Sunday, 19 May 2013
The organic link between Things Fall Apart and There was a Country
Just a few months before his 28th birthday, in 1958, Chinua Achebe writes Things Fall Apart, the classic restorative narrative of African affirmation which subverts the European conqueror’s frantic efforts to construct a historiography of African-memory erasure in the wake of a devastating conquest. This is the foundational opus on which the African World’s reply to
the world and a redefinition of itself and subsequent aspirations is codified.

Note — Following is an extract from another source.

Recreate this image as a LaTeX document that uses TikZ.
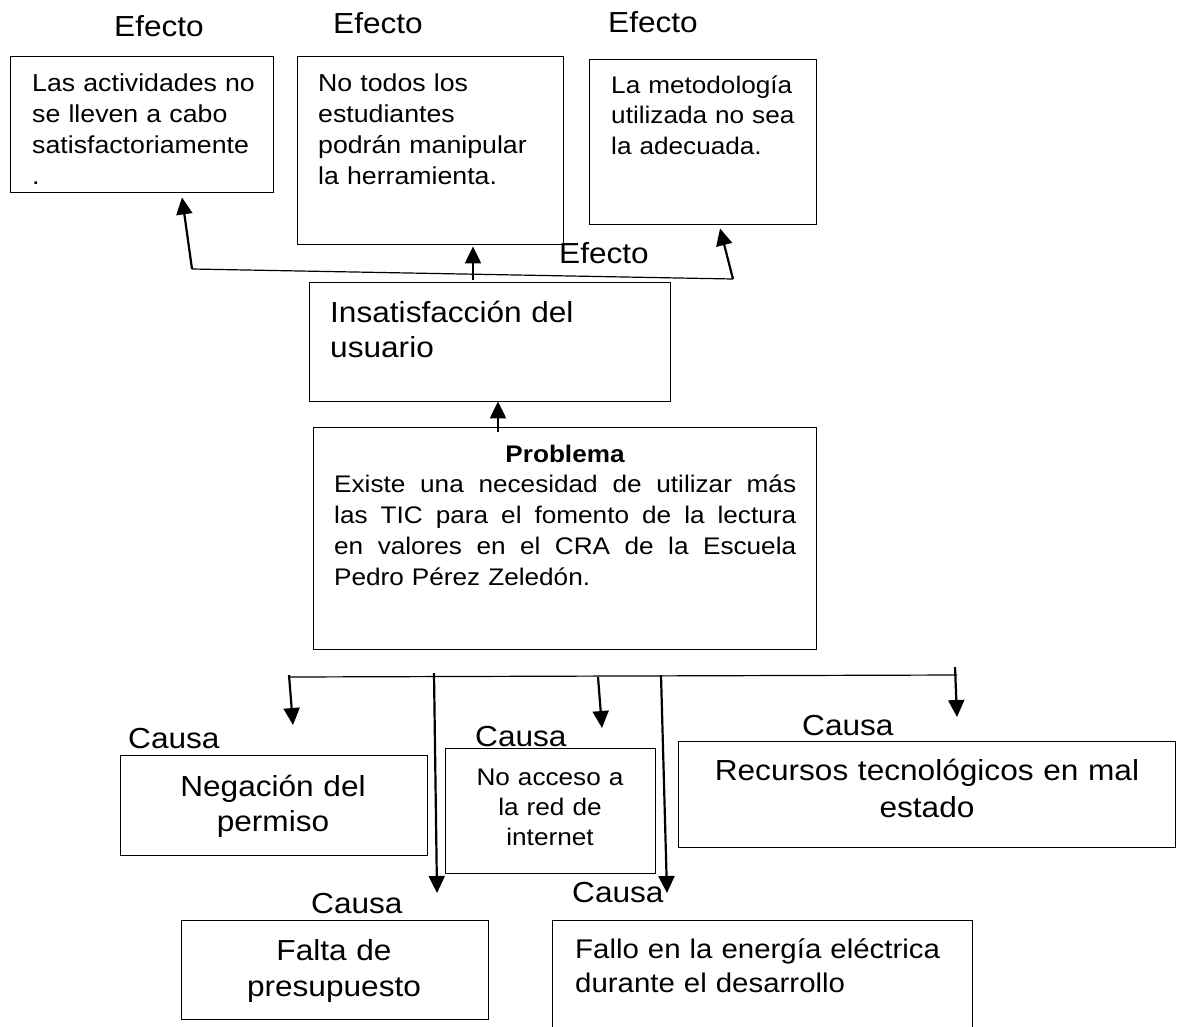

This author’s achievement is incomparable. Fifty-four years later, just a
couple of months before his 82nd birthday, in 2012, the literary
interventionist genius publishes There
was a Country, an indefatigable reminder to an oft-complacent world of the
Igbo genocide, the foundational genocide of post-(European)conquest Africa, and
the incredible survival of Igbo people. 3.1 million Igbo people, a quarter of
the population, were murdered by Nigeria during 44 months of indescribable
barbarity and carnage not seen in Africa since the German-perpetration of the
genocide against the Herero people of Namibia in the early 1900s. There was a Country is a priceless gift
to a much-beleaguered people and the world, a compulsory reference to our
understanding of Africa of the last 50 years –
this turbulent age of pestilence. This author’s achievement is incomparable.